Russian Lawmakers Outline Bill Banning Adoption Of Russian Children By Citizens Of 'Unfriendly Countries'

Children play music at an orphanage in the southern Russian city of Rostov-on-Donu. (file photo)

A group of Russian lawmakers have introduced a bill that would ban the adoption of Russian children by citizens from so-called unfriendly countries.

The draft bill appeared on the website of the Russian parliament's lower chamber, the State Duma, on August 1.

The document, which is attached to a bill on amendments to Russia's Family Code, says the "upbringing of [Russian] orphans in unfriendly countries is a blow to the nation's future."

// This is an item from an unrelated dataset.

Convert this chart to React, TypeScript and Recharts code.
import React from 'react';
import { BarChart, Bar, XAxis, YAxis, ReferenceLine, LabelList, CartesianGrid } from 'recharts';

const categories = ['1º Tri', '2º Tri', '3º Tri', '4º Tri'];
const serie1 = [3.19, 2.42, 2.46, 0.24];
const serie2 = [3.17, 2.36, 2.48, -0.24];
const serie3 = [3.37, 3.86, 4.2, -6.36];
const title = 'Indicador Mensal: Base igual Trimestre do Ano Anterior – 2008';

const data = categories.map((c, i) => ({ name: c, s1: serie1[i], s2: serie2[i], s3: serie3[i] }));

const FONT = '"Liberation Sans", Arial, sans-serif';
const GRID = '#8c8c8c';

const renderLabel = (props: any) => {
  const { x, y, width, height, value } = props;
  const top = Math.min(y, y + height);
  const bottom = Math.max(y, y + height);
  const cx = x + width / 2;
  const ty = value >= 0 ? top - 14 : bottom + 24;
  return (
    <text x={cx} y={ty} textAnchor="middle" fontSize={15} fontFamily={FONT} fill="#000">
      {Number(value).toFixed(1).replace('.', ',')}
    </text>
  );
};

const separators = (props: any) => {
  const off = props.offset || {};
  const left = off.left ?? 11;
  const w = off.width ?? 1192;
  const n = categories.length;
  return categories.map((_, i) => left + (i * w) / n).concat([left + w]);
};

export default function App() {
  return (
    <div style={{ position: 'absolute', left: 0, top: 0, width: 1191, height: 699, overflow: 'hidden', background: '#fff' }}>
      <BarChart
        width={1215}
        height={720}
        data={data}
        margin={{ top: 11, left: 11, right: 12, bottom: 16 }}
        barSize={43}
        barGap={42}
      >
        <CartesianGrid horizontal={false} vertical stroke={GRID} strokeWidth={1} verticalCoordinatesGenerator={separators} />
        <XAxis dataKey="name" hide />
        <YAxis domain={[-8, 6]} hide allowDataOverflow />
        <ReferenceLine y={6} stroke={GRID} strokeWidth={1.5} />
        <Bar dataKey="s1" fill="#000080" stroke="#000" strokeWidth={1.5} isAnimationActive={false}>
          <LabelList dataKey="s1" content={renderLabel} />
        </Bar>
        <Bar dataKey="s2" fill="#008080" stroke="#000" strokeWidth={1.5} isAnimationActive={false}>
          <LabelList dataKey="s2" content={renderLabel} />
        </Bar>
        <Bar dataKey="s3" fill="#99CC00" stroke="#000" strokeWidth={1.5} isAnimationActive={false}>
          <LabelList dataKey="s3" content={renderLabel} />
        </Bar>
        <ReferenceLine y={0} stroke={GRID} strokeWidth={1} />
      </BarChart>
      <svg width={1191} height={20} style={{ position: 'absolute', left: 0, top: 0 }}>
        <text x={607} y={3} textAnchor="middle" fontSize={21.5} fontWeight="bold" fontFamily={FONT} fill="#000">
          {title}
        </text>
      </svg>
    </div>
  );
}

"For many years 'the collective West' has disrupted the issues of good and evil, destroyed traditional family values," the document says, adding that as of January 2021, 17,498 Russian orphans were living abroad with adoptive families.

The move appears to expand legislation known as Dima Yakovlev's law, which was signed by President Vladimir Putin in December 2012 to bar U.S. citizens from adopting Russian children.

That law was adopted in retaliation to a U.S. law imposing asset freezes and visa bans on Russians accused by Washington of human rights abuses, including those believed involved in the death of a whistleblowing Russian lawyer, Sergei Magnitsky, in a Moscow jail in 2009.

In March this year, just days after Russia launched its ongoing unprovoked invasion of Ukraine that was condemned by the West and many other countries, Putin ordered the government to create a registry of "unfriendly nations."

The list includes the United States, Canada, Britain, Ukraine, Australia, Singapore, Japan, New Zealand, Taiwan, Micronesia, Montenegro, Albania, Switzerland, Andorra, South Korea, Lichtenstein, Monaco, Norway, San Marino, the Czech Republic, North Macedonia, Croatia, Denmark, Greece, Slovakia, and Slovenia.